The funeral, on Tuesday, November 29th, 1921 – just one day after Abdu’l-Baha’s death – took place on the slope of Mount Carmel, in the sacred spot where Abdu’l-Baha himself had previously interred the executed body of The Bab, the forerunner and Herald of the Baha’i Faith. Thousands upon thousands of people walked up Mount Carmel – “a great throng,” wrote the British High Commissioner of Palestine, “had gathered together, sorrowing for His death, but rejoicing also for His life.” The Governor of Jerusalem said “I have never known a more united expression of regret and respect than was called forth by the utter simplicity of the ceremony.” Observers estimated more than ten thousand people attended – Arabs, Turks, Persians, Kurds, Armenians, Europeans, Americans, Jews, Catholics, Orthodox Christians, Anglicans, Muslims, Druzes and Baha’is, government officials and clergy and the wealthiest and the poorest, all there to show their deep respect for the man one newspaper called “The Personification of Humanitarianism.” Sobbing, moaning and lamenting, the huge crowd collectively felt such a deep sense of loss that attendees struggled mightily with their emotions.

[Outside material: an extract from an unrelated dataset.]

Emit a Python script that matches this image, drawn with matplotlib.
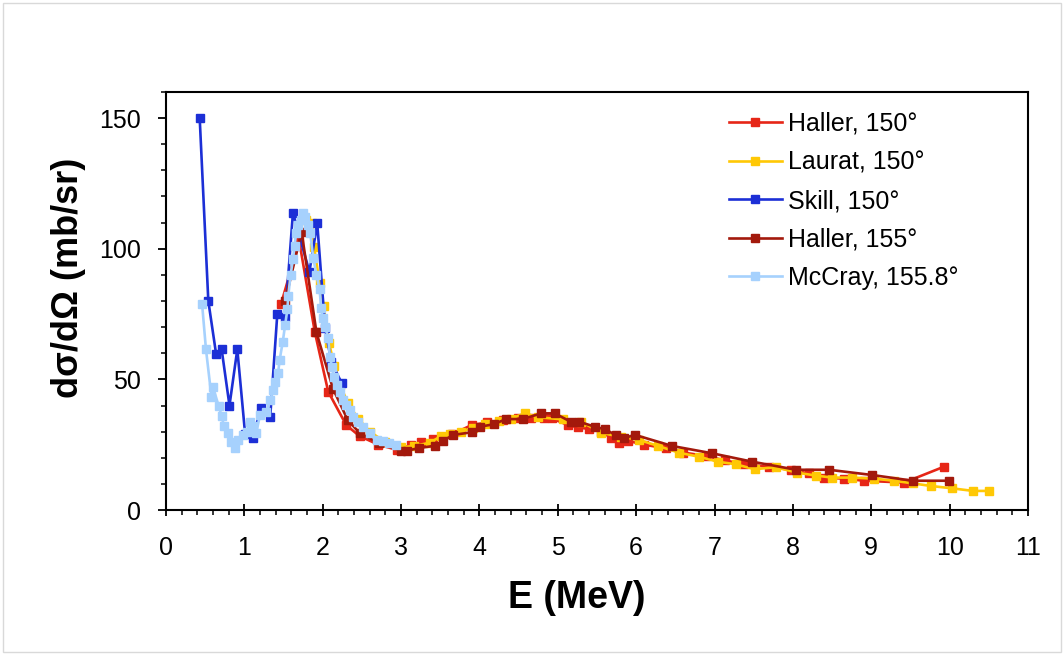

They had lost someone so unique and so humble, so wise and so dedicated to the service of others, that they feared they had lost something irreplaceable, something enormously precious, not just a man but a truly heroic and transcendent soul. Many in that gigantic crowd literally owed their lives to Abdu’l-Baha, either from the donations he had given the poor for decades or from the grain he had stored to feed the starving people of Palestine during what they called “The Great Woe,” the long war that cut their country off from food supplies.

Shoghi Effendi, Abdu’l-Baha’s grandson and newly-named Guardian of the Baha’i Faith, and the well-known British Baha’i Lady Blomfield, described the funeral procession:

Abdu’l-Baha Returning to his home © Bahá’í International Community

Abdu’l-Baha returning to his home in Haifa, Israel

As they slowly wended their way up Mount Carmel, the Vineyard of God, the casket appeared in the distance to be borne aloft by invisible hands, so high above the heads of the people was it carried. After two hours walking, they reached the garden of the Tomb of the Báb. Tenderly was the sacred coffin placed upon a plain table covered with a fair white linen cloth. As the vast concourse pressed round the Tabernacle of his body, waiting to be laid in its resting place, within the vault, next to that of the Báb, representatives of the various denominations, Moslems, Christians and Jews, all hearts being ablaze with fervent love of Abdu’l-Baha, some on the impulse of the moment, others prepared, raised their voices in eulogy and regret, paying their last homage of farewell to their loved one. So united were they in their acclamation of him, as the wise educator and reconciler of the human race in this perplexed and sorrowful age, that there seemed to be nothing left for the Baha’is to say.” –The Passing of Abdu’l-Baha, p. 11.

If the old saying that you can judge a man by his funeral is true, then Abdu’l-Baha’s interment produced one of the most spontaneous, profound and public outpourings of affection, warmth and tenderness the Holy Land had ever seen.

Just a month before Abdu’l-Baha’s last day on earth, Doctor Sulayman Rafat Bey, a Turkish friend who was a guest in Abdu’l-Baha’s home, received a telegram announcing the sudden death of his brother. Abdu’l-Baha comforted and consoled him, whispering, “Sorrow not, for he is only transferred from this plane to a higher one; I too shall soon be transferred, for my days are numbered.” Then patting him gently on the shoulder, he looked him in the face and said, “And it will be in the days that are shortly to come.”